Ethan Hawke: Daybreakers is a subversive vampire movie

Some actors might get a call from their agent about starring in a modest-budget vampire movie written and to be directed by neophyte Australian brothers—and hang up faster than hell. But not Ethan Hawke. He got exactly that call about Daybreakers, co-directed by Peter and Michael Spierig (Undead). Hawke agreed to meet them at a New York City cafe near his home, heard their pitch, signed on and ventured to Australia for the shoot, and the resulting film opens today.

"To be honest, when I got this script it was 2007," Hawke said in an exclusive telephone interview. "I was doing a Tom Stoppard play in Lincoln Center, and the play was about mid-19th-century Russian radicals. Twilight (and True Blood) hadn't come out yet. So this seemed like the most original damn idea I'd ever heard of. It seemed so retro to do a vampire movie. If I'd gotten the script today, I'd probably be thinking, 'No way I'm doing a vampire movie.' But the funny thing is, whatever the given genre—if it's a cop movie or a western or a vampire movie—these things are never new. It's just whether or not you have something new to say."

And the Spierig brothers, Hawke felt, had something worthwhile to say. "They are these two twins from Australia, and they have the same kind of glint and passion in their eyes for movies that all the best directors I've ever worked with do," said Hawke, a two-time Oscar nominee. "They had something original that they wanted to do with this thing, and I liked it."

The film is set in 2019. Humans are a dying species, and, thanks to a mysterious plague, vampires represent the primary population. They lead seemingly normal lives, but all is not normal on the fringes. Human blood is in short supply, and starving vampires are starting to feed on other vampires, transforming them into fearsome, bloodthirsty creatures referred to as "subsiders." Meanwhile, vampire researcher Ed Dalton (Hawke), watched closely by his boss (Sam Neill), is desperately trying to create a blood substitute. Ed then encounters a group of human survivors and falls in with them. One of them, Elvis (Willem Dafoe), is a human who became a vampire, but somehow became human again. If Ed can figure out what happened to Elvis and re-create the circumstances, perhaps he can "cure" the vampires and save humankind.

Hawke, in describing what he found original about Daybreakers, shared an anecdote about making his first film, the Joe Dante-directed Explorers. Hawke was 13 when he shot the sci-fi adventure film, which was released in 1985.

"I had a huge education doing that movie," Hawke said. "Quentin Tarantino exploded about 10 years later, and he started teaching everyone about a love of genre movies, but Joe was one of the last real directors to get their start from Roger Corman. Joe had been a real mentor to me. He taught me about the artistry in these movies, in John Carpenter movies, in movies that people generally regarded as pulp. And what made one really good was a little bit like punk rock, whether it had a subversive message. You could actually do something really powerful. Joe had done The Howling and Piranha, and he'd just had a big success with Gremlins. So it could be done."

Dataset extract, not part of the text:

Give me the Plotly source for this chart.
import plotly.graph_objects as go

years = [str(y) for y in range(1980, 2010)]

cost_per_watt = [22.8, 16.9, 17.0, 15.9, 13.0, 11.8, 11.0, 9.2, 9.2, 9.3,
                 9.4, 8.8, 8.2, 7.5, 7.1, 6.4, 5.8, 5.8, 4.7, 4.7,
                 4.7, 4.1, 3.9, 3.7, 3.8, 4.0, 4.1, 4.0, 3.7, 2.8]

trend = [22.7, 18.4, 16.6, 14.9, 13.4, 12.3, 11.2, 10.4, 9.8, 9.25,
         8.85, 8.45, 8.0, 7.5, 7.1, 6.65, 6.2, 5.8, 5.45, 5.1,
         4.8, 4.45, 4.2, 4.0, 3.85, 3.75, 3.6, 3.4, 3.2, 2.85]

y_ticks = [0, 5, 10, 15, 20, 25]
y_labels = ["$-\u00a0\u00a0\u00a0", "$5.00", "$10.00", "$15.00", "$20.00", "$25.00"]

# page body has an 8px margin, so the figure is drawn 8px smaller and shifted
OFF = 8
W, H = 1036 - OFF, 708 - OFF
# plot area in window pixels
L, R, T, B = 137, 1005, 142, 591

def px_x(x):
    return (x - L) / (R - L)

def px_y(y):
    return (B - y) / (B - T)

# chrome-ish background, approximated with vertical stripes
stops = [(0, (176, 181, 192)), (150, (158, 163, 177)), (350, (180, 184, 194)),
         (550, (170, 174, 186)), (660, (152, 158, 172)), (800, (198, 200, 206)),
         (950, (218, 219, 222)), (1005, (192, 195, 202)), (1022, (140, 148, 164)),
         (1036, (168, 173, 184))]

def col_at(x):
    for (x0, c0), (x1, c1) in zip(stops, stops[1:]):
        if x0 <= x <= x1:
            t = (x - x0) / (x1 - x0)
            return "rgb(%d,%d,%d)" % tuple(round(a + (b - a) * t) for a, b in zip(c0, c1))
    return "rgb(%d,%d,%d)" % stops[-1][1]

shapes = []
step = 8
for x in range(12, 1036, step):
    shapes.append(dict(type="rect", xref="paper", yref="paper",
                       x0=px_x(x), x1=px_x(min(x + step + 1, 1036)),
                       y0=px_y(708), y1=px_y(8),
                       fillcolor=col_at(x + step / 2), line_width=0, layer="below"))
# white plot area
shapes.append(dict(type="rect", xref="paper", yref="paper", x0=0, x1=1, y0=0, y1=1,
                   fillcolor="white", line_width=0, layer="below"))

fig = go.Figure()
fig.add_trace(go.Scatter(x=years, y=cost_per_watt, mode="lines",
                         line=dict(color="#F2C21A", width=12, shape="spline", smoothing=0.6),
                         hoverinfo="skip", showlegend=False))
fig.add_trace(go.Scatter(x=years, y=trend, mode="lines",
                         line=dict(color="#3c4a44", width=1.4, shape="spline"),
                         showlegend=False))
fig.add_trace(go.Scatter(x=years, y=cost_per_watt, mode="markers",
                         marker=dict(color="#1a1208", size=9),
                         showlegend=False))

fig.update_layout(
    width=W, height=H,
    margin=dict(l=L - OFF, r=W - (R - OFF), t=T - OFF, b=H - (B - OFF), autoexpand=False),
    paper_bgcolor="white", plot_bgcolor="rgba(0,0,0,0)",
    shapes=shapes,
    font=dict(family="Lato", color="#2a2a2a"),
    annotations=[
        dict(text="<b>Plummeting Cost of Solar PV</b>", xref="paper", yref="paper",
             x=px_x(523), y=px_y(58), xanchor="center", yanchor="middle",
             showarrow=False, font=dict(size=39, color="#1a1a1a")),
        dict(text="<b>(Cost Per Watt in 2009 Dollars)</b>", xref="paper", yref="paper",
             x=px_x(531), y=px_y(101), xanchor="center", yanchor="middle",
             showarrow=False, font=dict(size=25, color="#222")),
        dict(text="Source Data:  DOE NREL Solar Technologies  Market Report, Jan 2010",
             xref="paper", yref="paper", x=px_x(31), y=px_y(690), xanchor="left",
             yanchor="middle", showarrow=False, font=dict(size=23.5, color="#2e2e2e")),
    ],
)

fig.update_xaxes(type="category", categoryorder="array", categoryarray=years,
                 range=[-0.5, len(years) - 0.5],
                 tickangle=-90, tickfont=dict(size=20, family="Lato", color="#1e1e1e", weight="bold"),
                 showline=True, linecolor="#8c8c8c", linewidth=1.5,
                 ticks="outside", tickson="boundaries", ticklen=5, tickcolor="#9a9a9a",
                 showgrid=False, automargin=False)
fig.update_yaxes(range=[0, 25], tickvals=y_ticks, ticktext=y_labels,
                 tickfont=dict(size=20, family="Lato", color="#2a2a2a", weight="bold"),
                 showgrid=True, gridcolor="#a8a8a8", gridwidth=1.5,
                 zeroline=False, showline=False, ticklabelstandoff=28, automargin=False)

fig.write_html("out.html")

Hawke added, "And when I read the script for Daybreakers, the idea that was so original and subversive to me was that there were more vampires than there are people, and we're destroying the planet. The vampires are trying to get off foreign blood and develop new blood supplies. The metaphor for how we are destroying our planet is pretty clear, and the whole allegory of it becomes a lot of fun. It just kind of sings. At the same time, the movie is about 10 miles from pretentious. It actually works as a genre film, and it has something to say, which appealed to me."